夕陽と、対岸の一千万都市・東京と、レインボーブリッジと、オレンジ色に揺れる水面。初めて見たときから、自分の中の東京観が少し変わってしまったくらいの絶景だ。
鳥たちだって様になる。
陸の方に入ってみよう。
ちょうど中心辺りのエリアへ。プロムナード、出会い橋、夢の大橋など、この辺りはとにかくオシャレ感や明るさを前面に押し出したネーミングが並ぶ。
……正直、やりすぎ?とも思わなくもないけど、一瞬でコンセプトが分かるという意味では思い切っていて良いのかもしれない。
ここで出色だと思ったネーミングが、商業施設「ダイバーシティ」。
中学か高校か、"Diversity"という英語を習ったとき、きっと多くの方が「"Diver City"……深海都市?」と勘違いした経験があるだろう。……え?自分だけ?じゃないですよね???
"Diversity"=多様性。人や店の多様さ。
"Diver City"=海の街というイメージ。
そして何より、ここは"台場シティ"。
トリプルミーニングとは恐れ入った。きっと作者は思いついた瞬間飛び上がって喜んだことだろう。

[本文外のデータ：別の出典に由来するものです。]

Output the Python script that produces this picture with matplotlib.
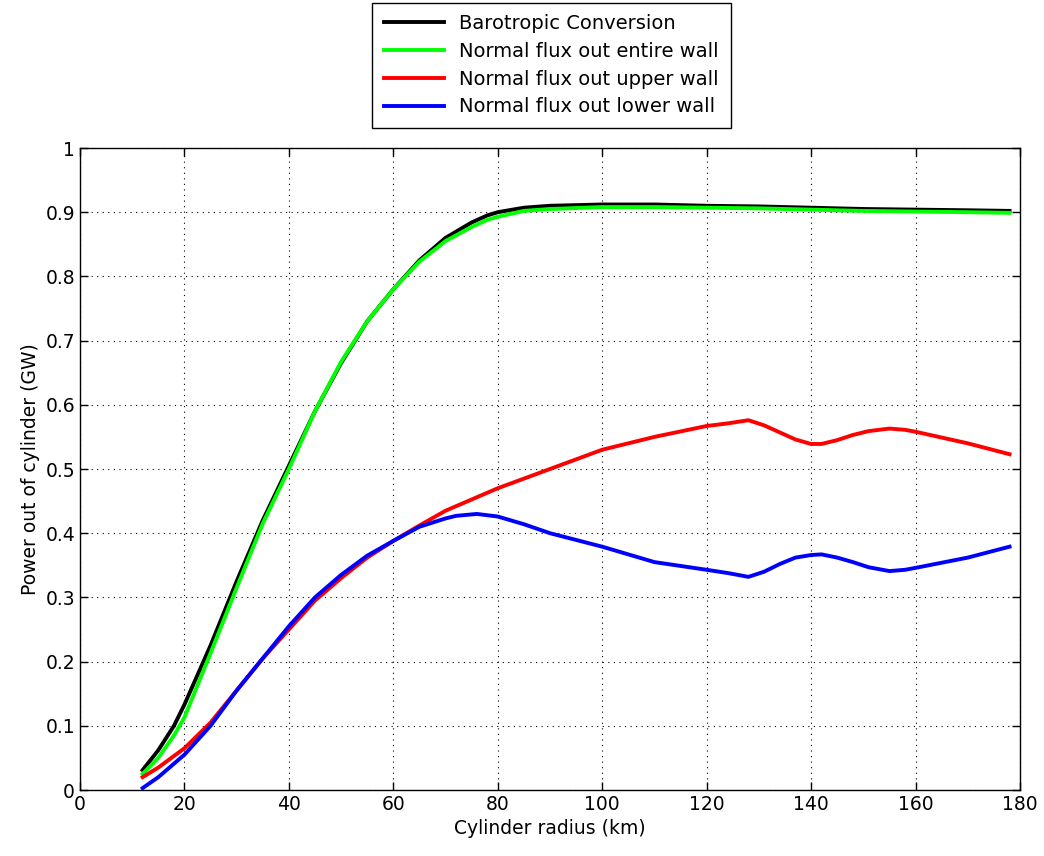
import matplotlib.pyplot as plt

# radius (km)
r_baro = [12, 15, 18, 20, 25, 30, 35, 40, 45, 50, 55, 60, 65, 70, 75, 78, 80, 85, 90,
          100, 110, 120, 130, 140, 150, 160, 170, 178]
baro = [0.031, 0.062, 0.100, 0.133, 0.225, 0.325, 0.420, 0.505, 0.590, 0.665, 0.730,
        0.780, 0.825, 0.860, 0.884, 0.895, 0.900, 0.907, 0.910, 0.912, 0.912, 0.910,
        0.909, 0.907, 0.905, 0.904, 0.903, 0.902]
entire = [0.025, 0.050, 0.085, 0.113, 0.213, 0.315, 0.415, 0.500, 0.590, 0.667, 0.730,
          0.780, 0.823, 0.855, 0.877, 0.888, 0.893, 0.902, 0.905, 0.908, 0.908, 0.907,
          0.906, 0.904, 0.902, 0.901, 0.900, 0.899]

r_wall = [12, 15, 20, 25, 30, 35, 40, 45, 50, 55, 60, 65, 70, 72, 76, 80, 85, 90, 100,
          110, 120, 124, 128, 131, 134, 137, 140, 142, 145, 148, 151, 155, 158, 160,
          170, 178]
upper = [0.020, 0.035, 0.065, 0.105, 0.155, 0.205, 0.250, 0.295, 0.330, 0.362, 0.388,
         0.412, 0.435, 0.442, 0.456, 0.470, 0.485, 0.500, 0.530, 0.550, 0.567, 0.571,
         0.576, 0.568, 0.557, 0.546, 0.539, 0.539, 0.545, 0.553, 0.559, 0.563, 0.561,
         0.558, 0.540, 0.523]
lower = [0.003, 0.020, 0.055, 0.100, 0.155, 0.205, 0.255, 0.300, 0.335, 0.365, 0.388,
         0.410, 0.423, 0.427, 0.430, 0.426, 0.414, 0.400, 0.379, 0.355, 0.343, 0.338,
         0.332, 0.340, 0.352, 0.362, 0.366, 0.367, 0.362, 0.355, 0.347, 0.341, 0.343,
         0.346, 0.362, 0.379]

plt.rcParams['font.family'] = ['DejaVu Sans']

fig = plt.figure(figsize=(10.44, 8.56), dpi=100)
ax = fig.add_axes([0.0766, 0.0771, 0.9004, 0.7500])

lw = 2.8
ax.plot(r_baro, baro, color='black', lw=lw, label='Barotropic Conversion')
ax.plot(r_baro, entire, color='#00ff00', lw=lw, label='Normal flux out entire wall')
ax.plot(r_wall, upper, color='red', lw=lw, label='Normal flux out upper wall')
ax.plot(r_wall, lower, color='blue', lw=lw, label='Normal flux out lower wall')

ax.set_xlim(0, 180)
ax.set_ylim(0, 1)
ax.set_xticks(range(0, 181, 20))
ax.set_yticks([i / 10 for i in range(11)])
ax.set_yticklabels(['0', '0.1', '0.2', '0.3', '0.4', '0.5', '0.6', '0.7', '0.8', '0.9', '1'])
ax.tick_params(direction='in', length=6, width=1, labelsize=13.5, top=True, right=True)
ax.grid(True, linestyle=(0, (1, 4)), color='black', lw=0.8)
for s in ax.spines.values():
    s.set_linewidth(1)

ax.set_xlabel('Cylinder radius (km)', fontsize=13.5)
ax.set_ylabel('Power out of cylinder (GW)', fontsize=13.5)

leg = fig.legend(loc='upper center', bbox_to_anchor=(0.528, 0.997), fontsize=14,
                 fancybox=False, edgecolor='black', framealpha=1, handlelength=3.1,
                 borderpad=0.6, labelspacing=0.45, borderaxespad=0)
leg.get_frame().set_linewidth(1)

fig.savefig('out.png', dpi=100)
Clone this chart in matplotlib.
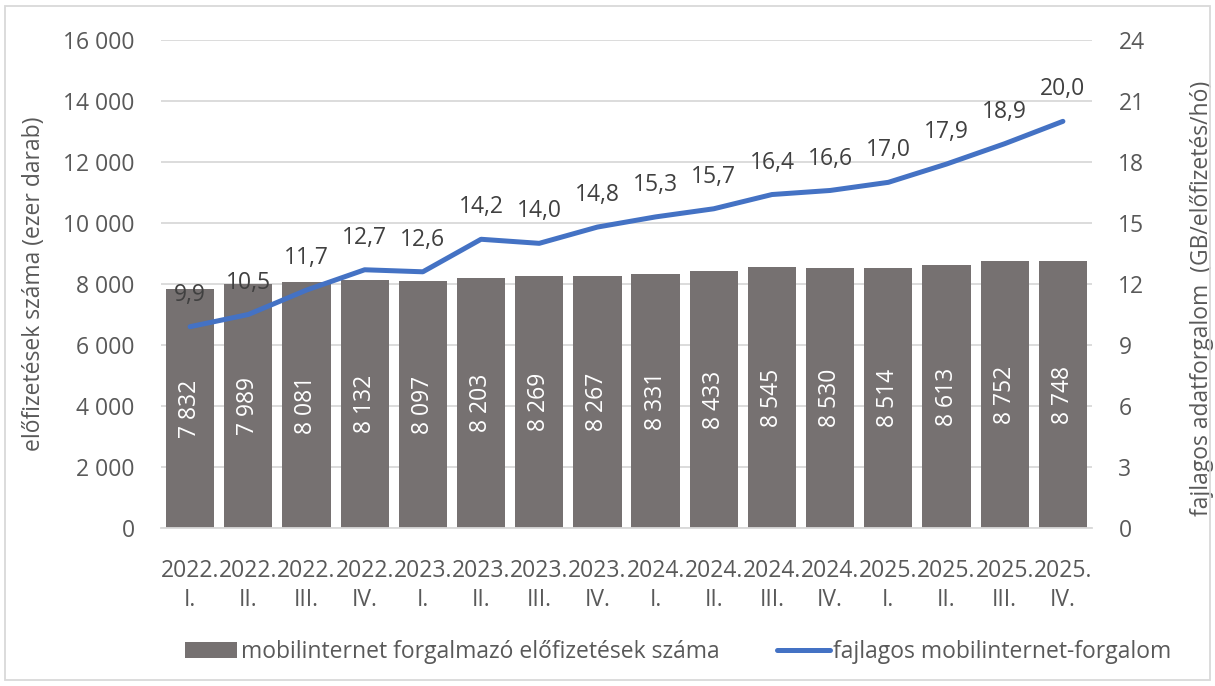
import matplotlib
matplotlib.use("Agg")
import matplotlib.pyplot as plt
from matplotlib.patches import Rectangle
import numpy as np

years = ['2022', '2022', '2022', '2022', '2023', '2023', '2023', '2023',
         '2024', '2024', '2024', '2024', '2025', '2025', '2025', '2025']
quarters = ['I.', 'II.', 'III.', 'IV.'] * 4
subscriptions = [7832, 7989, 8081, 8132, 8097, 8203, 8269, 8267,
                 8331, 8433, 8545, 8530, 8514, 8613, 8752, 8748]
traffic = [9.9, 10.5, 11.7, 12.7, 12.6, 14.2, 14.0, 14.8,
           15.3, 15.7, 16.4, 16.6, 17.0, 17.9, 18.9, 20.0]
left_ticks = [0, 2000, 4000, 6000, 8000, 10000, 12000, 14000, 16000]
right_ticks = [0, 3, 6, 9, 12, 15, 18, 21, 24]

bar_color = '#767171'
line_color = '#4472C4'
text_color = '#595959'
grid_color = '#D9D9D9'
fs = 16.5

plt.rcParams['font.family'] = ['Open Sans', 'DejaVu Sans']

fig = plt.figure(figsize=(12.15, 6.86), dpi=100)
ax = fig.add_axes([161 / 1215, 1 - 528 / 686, (1092 - 161) / 1215, 488 / 686])
ax2 = ax.twinx()

x = np.arange(len(subscriptions))
labels = [f'{y}.\n{q}' for y, q in zip(years, quarters)]

ax.set_axisbelow(True)
ax.yaxis.grid(True, color=grid_color, linewidth=1.3)
bars = ax.bar(x, subscriptions, width=0.83, color=bar_color, zorder=2,
              label='mobilinternet forgalmazó előfizetések száma')
for xi, v in zip(x, subscriptions):
    ax.text(xi, v / 2, f'{v:,}'.replace(',', ' '), ha='center', va='center',
            rotation=90, color='white', fontsize=fs, zorder=3)

ax.set_xlim(-0.5, len(x) - 0.5)
ax.set_ylim(0, 16000)
ax.set_yticks(left_ticks)
ax.set_yticklabels([f'{t:,}'.replace(',', ' ') for t in left_ticks])
ax.set_xticks(x)
ax.set_xticklabels(labels, linespacing=1.3)
ax.tick_params(axis='both', length=0, colors=text_color, labelsize=fs)
ax.tick_params(axis='y', pad=19)
ax.tick_params(axis='x', pad=22)
ax.set_ylabel('előfizetések száma (ezer darab)', color=text_color, fontsize=fs, labelpad=12)

line, = ax2.plot(x, traffic, color=line_color, linewidth=3.6, zorder=4,
                 solid_capstyle='round', label='fajlagos mobilinternet-forgalom')
for xi, v in zip(x, traffic):
    ax2.annotate(f'{v:.1f}'.replace('.', ','), (xi, v), xytext=(0, 23),
                 textcoords='offset points', ha='center', va='center',
                 color='#404040', fontsize=fs)
ax2.set_ylim(0, 24)
ax2.set_yticks(right_ticks)
ax2.tick_params(axis='y', length=0, colors=text_color, labelsize=fs, pad=19)
ax2.set_ylabel('fajlagos adatforgalom  (GB/előfizetés/hó)', color=text_color,
               fontsize=fs, labelpad=26)
ax2.yaxis.set_label_coords(1.105, 0.47)

for a in (ax, ax2):
    for s in a.spines.values():
        s.set_visible(False)
ax.spines['bottom'].set_visible(True)
ax.spines['bottom'].set_color(grid_color)
ax.spines['bottom'].set_linewidth(1.3)

fig.legend(handles=[bars, line], loc='center', bbox_to_anchor=(678 / 1215, 1 - 652 / 686),
           ncol=2, frameon=False, fontsize=fs, labelcolor=text_color,
           handlelength=2.3, handletextpad=0.15, columnspacing=2.5)

fig.patches.append(Rectangle((5 / 1215, 6 / 686), 1205 / 1215, 674 / 686,
                             transform=fig.transFigure, fill=False,
                             edgecolor='#D9D9D9', linewidth=1.3))

fig.savefig('out.png', dpi=100)
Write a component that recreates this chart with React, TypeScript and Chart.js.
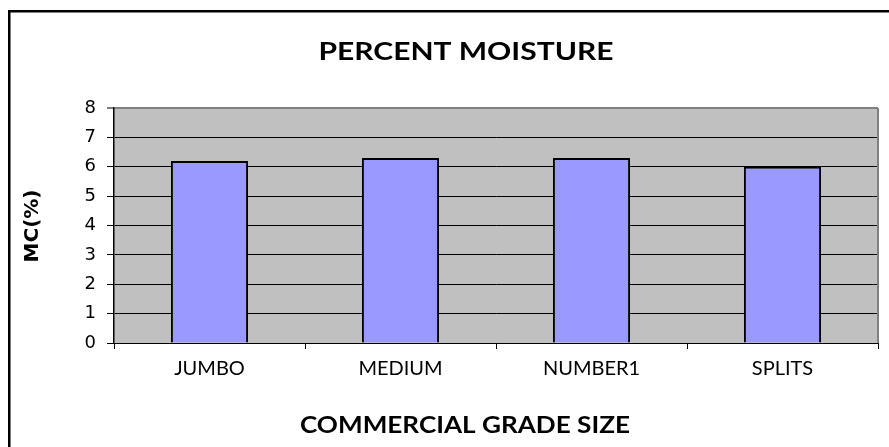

ダイバーシティの前では、実寸大のユニコーンガンダムが出迎えてくれる。
天気が悪ければ、ヴィーナスフォートで楽しむのもいいかもしれない。
昭和レトロを再現したエリアに外車が並ぶエリア。天井の空の絵が移り変わっていくエリア。高級店で買い物なんてせずとも、見ているだけで楽しい。後者はちょっとマカオのカジノ「ヴェネチアン」みたい。なんちゃってカジノも体験できる。
自動車展示場 MEGA WEB。レトロ感が良い。
いつの間にか空の色が移り変わって慌てて撮影したの図。ヨーロッパ風の店構えもいい感じ。
人混みに疲れたら静かなエリアへ。
船の科学館の近辺は、海沿いに遊歩道があったりして、のんびり散歩するのにちょうど良い。
この付近、なぜかモデルさんの撮影によく出くわす。人通りが少なく景色が良いからだろうか。こういう風に撮っているんだ、と初めて見たときはなかなか興味深かった。
そうだ。先日、試しに楽器の練習をしていたら、警備員のおじさんが横を通りかかったことがあって。
「ヤバい、怒られるかな?」と身構えていたら、彼はニコッと笑ってどこかへ去っていった。
いい場所だ。
船の科学館のシンボルは、元・南極観測船の「宗谷」。良い空と共に撮れてちょっと嬉しい。
他にも観覧車や、大江戸温泉物語や、土日の誰もいないテレコムセンター付近の妙なやみつき具合や(笑)、色々見どころはある。
今、脳内でマッピングしながら書いているけれど、改めて、お台場は本当にほとんど隙のないエリアだなと感じる。
そして、繰り返しになるけれど、これが基本的にタダで楽しめる。人は確かに多いけれど、エリア自体が広々とした作りになっているから、のんびり、かつ楽しみながら散歩するのにこれほど適した場所は、東京では他にそうないと思う。
土日のテレコムセンター付近のゴーストタウン感。好きな人にはたまらないかも。…はい好きです。
まるで巨大遊園地の街、お台場。
楽しいアトラクションの数々と、海を活かした景観と。道行く人々の表情は、みな楽しそうだったり、穏やかだったり。
こういう場所が大好きだ。どんな気分のときに訪れても、きっと心の安息を約束してくれるから。
海に囲まれた多様性の街へ、さあ、また潜りに行こう。